Agreed. For most people, unless they are illegal boat people escaping from a brutal regime, would not voluntarily choose to live in a tiny cube.

What I think was brilliant about this design was that it included fridge, stove, oven, sink, microwave oven, cupboards, tv, washing machine, shower, toilet, insulation, hot water, space heating etc.

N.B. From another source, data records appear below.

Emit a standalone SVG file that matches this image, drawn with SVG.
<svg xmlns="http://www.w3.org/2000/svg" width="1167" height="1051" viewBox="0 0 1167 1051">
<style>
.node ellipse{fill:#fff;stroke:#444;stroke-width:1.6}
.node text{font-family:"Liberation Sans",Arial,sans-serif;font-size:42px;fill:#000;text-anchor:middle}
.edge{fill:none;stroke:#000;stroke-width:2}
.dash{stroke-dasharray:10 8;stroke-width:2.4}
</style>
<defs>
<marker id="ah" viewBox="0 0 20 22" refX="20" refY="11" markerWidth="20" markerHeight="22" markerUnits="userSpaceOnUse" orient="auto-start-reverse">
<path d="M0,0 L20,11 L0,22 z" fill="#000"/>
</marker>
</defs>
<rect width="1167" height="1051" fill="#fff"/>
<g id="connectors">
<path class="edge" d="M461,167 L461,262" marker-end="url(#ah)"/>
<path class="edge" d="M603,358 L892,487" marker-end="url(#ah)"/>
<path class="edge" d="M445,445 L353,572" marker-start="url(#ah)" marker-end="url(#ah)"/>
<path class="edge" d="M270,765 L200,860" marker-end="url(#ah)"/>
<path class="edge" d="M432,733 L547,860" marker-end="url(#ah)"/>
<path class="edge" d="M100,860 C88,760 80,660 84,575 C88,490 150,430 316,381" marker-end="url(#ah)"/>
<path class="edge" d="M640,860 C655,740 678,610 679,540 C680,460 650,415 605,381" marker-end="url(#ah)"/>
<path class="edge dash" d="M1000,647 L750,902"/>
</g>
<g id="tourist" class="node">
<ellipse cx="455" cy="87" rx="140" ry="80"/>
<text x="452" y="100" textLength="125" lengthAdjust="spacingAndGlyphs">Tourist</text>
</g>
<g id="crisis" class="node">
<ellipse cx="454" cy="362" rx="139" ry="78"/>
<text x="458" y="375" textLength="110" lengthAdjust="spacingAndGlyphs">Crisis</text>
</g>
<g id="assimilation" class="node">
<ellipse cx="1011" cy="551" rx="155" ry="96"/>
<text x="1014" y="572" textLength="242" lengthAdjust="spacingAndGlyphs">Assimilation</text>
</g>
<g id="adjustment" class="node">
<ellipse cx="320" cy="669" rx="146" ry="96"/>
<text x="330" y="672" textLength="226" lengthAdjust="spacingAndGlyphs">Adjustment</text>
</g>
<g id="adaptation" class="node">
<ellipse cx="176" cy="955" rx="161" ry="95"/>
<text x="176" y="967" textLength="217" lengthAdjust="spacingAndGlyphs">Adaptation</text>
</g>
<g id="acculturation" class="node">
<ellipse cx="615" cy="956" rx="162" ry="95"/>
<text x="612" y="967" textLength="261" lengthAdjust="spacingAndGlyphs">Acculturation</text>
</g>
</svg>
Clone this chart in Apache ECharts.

So Dr Page now needs to expand up to a 4 x 4 x 3 metre design.

Hels said...


what is the experience in Tokyo, as far as you understand it? Will single people voluntarily live in a confined space, if they have all the mod cons? Do they turn psychotic from being enclosed?

Jim said...

Interesting post.
Sydney - City and Suburbs

Hels said...


Thank you. You know the irony of ME writing this story? It is that spouse and I still live in the 4 bedroom family home, 13 years after the children were married and out of here.

Dina said...

Dina said...

Dear Helen, That's interesting about your thesis. You must have had fun with the MSS. Your post a few days ago made me wish my kids could build a tiny granny flat in their little yard in Bondi. I have fun following the http://tinyhouseblog.com/. Chag sameach! Dina http://jerusalemhillsdailyphoto.blogspot.co.il/ on Modern architecture for VERY small homes

Hels said...


I have never heard of the Tiny House Blog. Thank you!

ChrisJ said...

Interesting how often people assume that single people want smaller houses. When I was looking for my first house (alone), countless people commented about how I could have a cute little house! And I wanted space, even though I didn't have much stuff to put in it.

Hels said...


good to see you :) It seems there are three main reasons for building small houses for singles:
1. many people will never be able to afford normal houses.
2. the carbon footprint of small houses is greatly reduced and
3. although 3 ms squared is too small, many people might prefer compact homes.

However there is another problem. Everyone, including single people, has someone staying from time to time eg a boyfriend, a grandchild.